Commentando oggi l’elezione a premier britannico di Boris Johnson, la Coldiretti si chiede se l’arrivo del «nemico del Prosecco» a gestire l’uscita della Gran Bretagna dall’Ue può alimentare ulteriori preoccupazioni per il futuro del vino più apprezzato dagli inglesi.
La storia comincia nell’ottobre 2016, quando Boris Johnson, allora ministro degli esteri britannico e da sempre sostenitore dell’uscita del Regno Unito dall’Ue, sosteneva che il suo Paese doveva restare nel mercato unico ma bloccare la libera circolazione delle persone.
Per rafforzare la tesi avvertiva l’Italia che le conveniva schierarsi a favore delle sue richieste per continuare a vendere il Prosecco nel Regno Unito.

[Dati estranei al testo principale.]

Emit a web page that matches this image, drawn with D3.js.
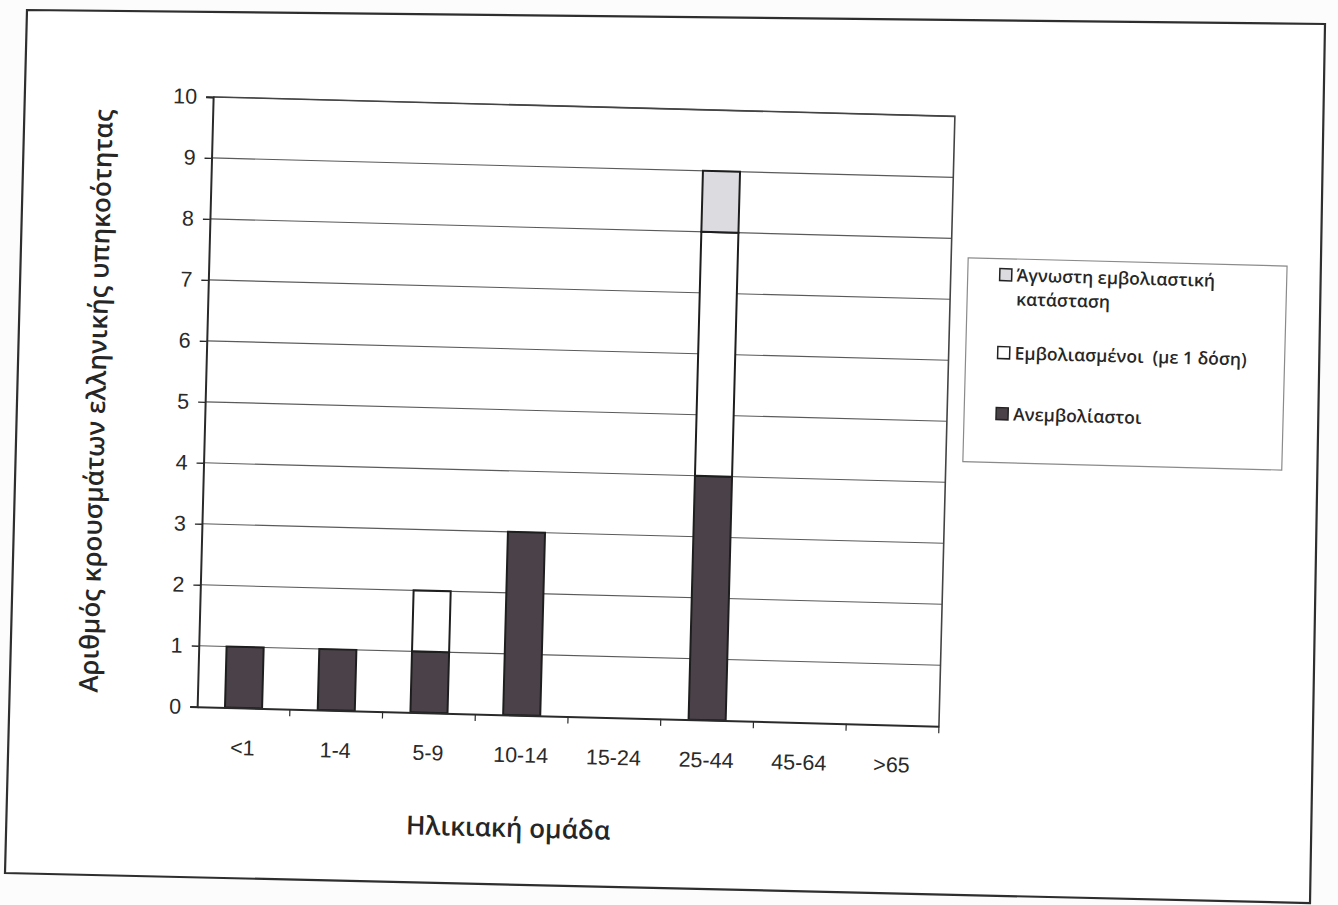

L’Italia, con il ministro dello sviluppo economico Carlo Calenda, rispose di «giudicare offensivo pensare che l’Italia possa decidere la sua linea sulla Brexit in base all’export di Prosecco».
Calenda, sempre in quel 2016, diceva che «La mia sensazione è che (a Londra, ndr) ci sia molta confusione».
Alla luce della situazione attuale, e a prescindere da cosa succederà al Prosecco, si può dire che Calenda ci aveva visto giusto.